======== Input

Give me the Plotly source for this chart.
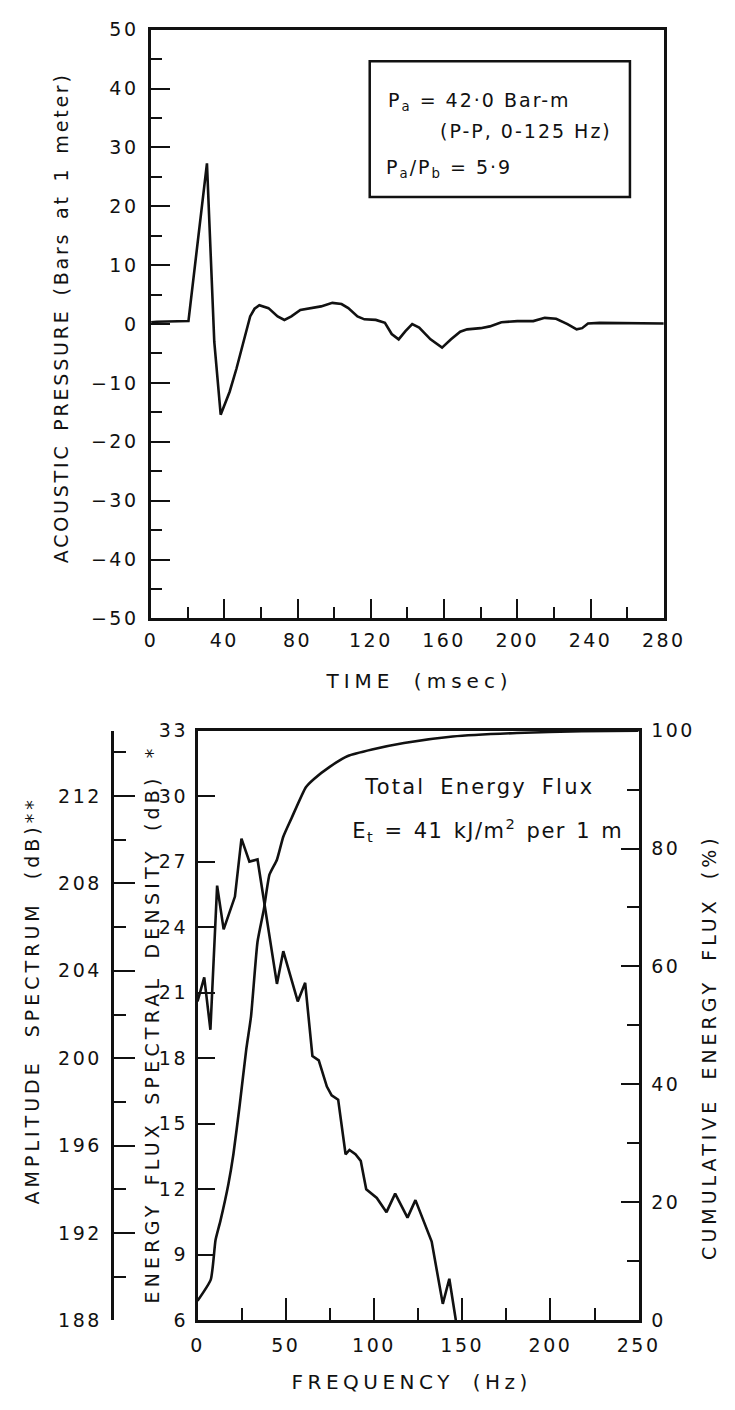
import json
import plotly.graph_objects as go

W, H = 735, 1410

# ---- upper panel: far-field pressure signature ----
time_ms = [0, 3, 20.4, 30.5, 34.5, 38.0, 42.9, 46.6, 50.4, 54.1, 56.5, 59.1, 64.1, 69.1,
           72.8, 76.6, 81.5, 87.8, 92.8, 99.0, 104.0, 107.7, 112.7, 116.5, 122.7, 127.7,
           131.4, 135.2, 138.9, 142.6, 146.4, 152.6, 158.9, 163.8, 168.8, 172.6, 180.0,
           185.0, 191.3, 200.0, 208.7, 215.0, 221.2, 227.4, 232.4, 235.4, 238.6, 244.9, 280]
pressure_bar = [0.3, 0.4, 0.5, 27.3, -3.0, -15.4, -11.5, -7.6, -3.1, 1.3, 2.6, 3.2, 2.7, 1.3,
                0.7, 1.3, 2.4, 2.7, 3.0, 3.6, 3.4, 2.7, 1.3, 0.8, 0.7, 0.2,
                -1.7, -2.6, -1.2, 0.0, -0.6, -2.6, -4.0, -2.6, -1.3, -0.9, -0.7,
                -0.4, 0.3, 0.5, 0.5, 1.05, 0.9, 0.0, -0.9, -0.7, 0.1, 0.2, 0.1]

time_ticks = [0, 40, 80, 120, 160, 200, 240, 280]
pressure_ticks = [-50, -40, -30, -20, -10, 0, 10, 20, 30, 40, 50]

# ---- lower panel: spectra ----
esd_freq_hz = [0, 3.8, 7.3, 11.1, 14.8, 21.2, 24.9, 29.4, 34.0, 45.0, 48.6, 56.8, 61.0,
               65.1, 68.7, 73.3, 76.0, 79.7, 83.9, 86.1, 89.5, 92.5, 95.6, 101.6, 107.1,
               112.0, 119.0, 123.5, 132.7, 139.0, 142.7, 146.4]
esd_db = [20.6, 21.7, 19.3, 25.9, 23.9, 25.4, 28.05, 27.0, 27.1, 21.4, 22.9, 20.6, 21.45,
          18.1, 17.9, 16.7, 16.3, 16.1, 13.6, 13.8, 13.6, 13.3, 12.0, 11.6, 10.95,
          11.8, 10.7, 11.5, 9.6, 6.75, 7.9, 6.0]

cum_freq_hz = [0, 7.5, 10.2, 13.0, 17.5, 20.3, 23.9, 27.6, 30.3, 34.0, 37.6, 40.8, 45.0,
               48.6, 53.2, 61.4, 66.0, 75.1, 85.2, 98.9, 117.0, 144.6, 181.0, 217.7, 250]
cum_pct = [3.3, 6.9, 13.6, 16.9, 23.1, 28.1, 36.5, 45.9, 51.5, 64.2, 69.7, 75.6, 78.1,
           82.0, 85.1, 90.4, 91.8, 93.9, 95.7, 96.8, 97.9, 99.0, 99.6, 99.9, 100.0]

freq_ticks = [0, 50, 100, 150, 200, 250]
esd_ticks = [6, 9, 12, 15, 18, 21, 24, 27, 30, 33]
amp_ticks = [188, 192, 196, 200, 204, 208, 212]
cum_ticks = [0, 20, 40, 60, 80, 100]

FONT = "DejaVu Sans"
INK = "#111111"


def fx(p):
    return p / W


def fy(p):
    return 1 - p / H


def axis_style(**kw):
    base = dict(showline=True, linecolor=INK, linewidth=2.5, showgrid=False,
                zeroline=False, ticks="inside", tickcolor=INK, tickwidth=2,
                tickfont=dict(family=FONT, size=19, color=INK))
    base.update(kw)
    return base


def minor(step, length):
    return dict(dtick=step, ticks="inside", ticklen=length, tickwidth=2,
                tickcolor=INK, showgrid=False)


fig = go.Figure()

fig.add_trace(go.Scatter(x=time_ms, y=pressure_bar, mode="lines",
                         line=dict(color=INK, width=2.6), xaxis="x", yaxis="y",
                         showlegend=False, hoverinfo="skip"))
fig.add_trace(go.Scatter(x=esd_freq_hz, y=esd_db, mode="lines",
                         line=dict(color=INK, width=2.6), xaxis="x2", yaxis="y2",
                         showlegend=False, hoverinfo="skip"))
fig.add_trace(go.Scatter(x=cum_freq_hz, y=cum_pct, mode="lines",
                         line=dict(color=INK, width=2.6, shape="spline", smoothing=0.5),
                         xaxis="x2", yaxis="y3", showlegend=False, hoverinfo="skip"))
# empty trace so the amplitude-spectrum scale is laid out
fig.add_trace(go.Scatter(x=[None], y=[None], mode="lines", xaxis="x2", yaxis="y4",
                         showlegend=False, hoverinfo="skip"))

layout = dict(
    width=W, height=H, margin=dict(l=0, r=0, t=0, b=0),
    paper_bgcolor="white", plot_bgcolor="white", showlegend=False,
    xaxis=axis_style(domain=[fx(150), fx(680)], anchor="y", range=[0, 280],
                     tickvals=time_ticks, ticklen=20, minor=minor(20, 12),
                     mirror=True, ticklabelstandoff=3),
    yaxis=axis_style(domain=[fy(617), fy(19)], anchor="x", range=[-50, 50],
                     tickvals=pressure_ticks, ticklen=19, minor=minor(5, 11),
                     mirror=True, ticklabelstandoff=6),
    xaxis2=axis_style(domain=[fx(198), fx(654)], anchor="y2", range=[0, 250],
                      tickvals=freq_ticks, ticklen=22, minor=minor(25, 12),
                      mirror=True, ticklabelstandoff=6),
    yaxis2=axis_style(domain=[fy(1330), fy(731)], anchor="x2", range=[6, 33],
                      tickvals=esd_ticks, ticklen=18, ticklabelstandoff=3),
    yaxis3=axis_style(overlaying="y2", anchor="x2", side="right", range=[0, 100],
                      tickvals=cum_ticks, ticklen=18, minor=minor(10, 12),
                      ticklabelstandoff=6),
    yaxis4=axis_style(overlaying="y2", anchor="free", position=fx(110), side="left",
                      range=[188, 215], tickvals=amp_ticks, ticklen=21,
                      minor=minor(2, 12), ticklabelstandoff=6),
)
fig.update_layout(**layout)

# axis titles and panel text: (text, x px, y px, angle, size, letter spacing, word spacing)
labels = [
    ("ACOUSTIC PRESSURE (Bars at 1 meter)", 57, 312, -90, 19, 2.8, 4),
    ("TIME (msec)", 427, 681, 0, 20, 5, 8),
    ("FREQUENCY (Hz)", 419, 1393, 0, 20, 4.5, 8),
    ("AMPLITUDE SPECTRUM (dB)**", 27, 1005, -90, 19, 4, 12),
    ("ENERGY FLUX SPECTRAL DENSITY (dB) *", 151, 1029, -90, 19, 4.2, 6),
    ("CUMULATIVE ENERGY FLUX (%)", 726, 1052, -90, 19, 4, 8),
    ("Total Energy Flux", 489, 788, 0, 21, 2.2, 6),
    ("E<sub>t</sub> = 41 kJ/m<sup>2</sup> per 1 m", 498, 832, 0, 21, 1.5, 2),
    ("P<sub>a</sub> = 42·0 Bar-m", 489, 92, 0, 19, 2, 0),
    ("(P-P, 0-125 Hz)", 538, 122, 0, 19, 2, 0),
    ("P<sub>a</sub>/P<sub>b</sub> = 5·9", 458, 160, 0, 19, 2, 0),
]

annotations = []
spacing = []
for text, px, py, ang, size, ls, ws in labels:
    annotations.append(dict(text=text, x=fx(px), y=fy(py), xref="paper", yref="paper",
                            xanchor="center", yanchor="middle", showarrow=False,
                            textangle=ang, font=dict(family=FONT, size=size, color=INK)))
    spacing.append([ls, ws])
fig.update_layout(annotations=annotations)

# frame around the source parameters
fig.add_shape(type="rect", xref="paper", yref="paper",
              x0=fx(376), x1=fx(645), y0=fy(189), y1=fy(51),
              line=dict(color=INK, width=2.5), fillcolor="rgba(0,0,0,0)")

# wide technical lettering
post = """
var gd = document.getElementById('{plot_id}');
var sp = %s;
gd.querySelectorAll('g.xtick text, g.ytick text, g.x2tick text, g.y2tick text, g.y3tick text, g.y4tick text')
  .forEach(function (t) { t.style.letterSpacing = '2.5px'; });
gd.querySelectorAll('g.annotation').forEach(function (g) {
  var i = parseInt(g.getAttribute('data-index'));
  var t = g.querySelector('text');
  if (t && sp[i]) { t.style.letterSpacing = sp[i][0] + 'px'; t.style.wordSpacing = sp[i][1] + 'px'; }
});
""" % json.dumps(spacing)

fig.write_html("out.html", post_script=post, config={"displayModeBar": False})
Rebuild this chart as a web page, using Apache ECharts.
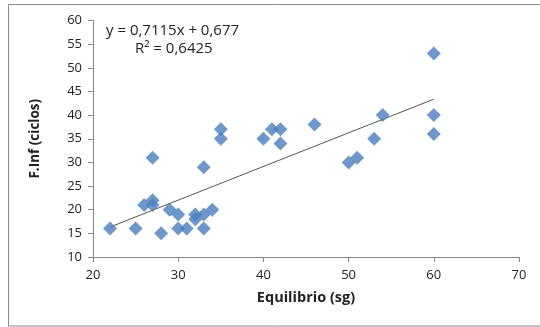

================

> Task requirements:
Using the material above, report each line where "source" occurs.

> Output below:
Give me the Plotly source for this chart.
# frame around the source parameters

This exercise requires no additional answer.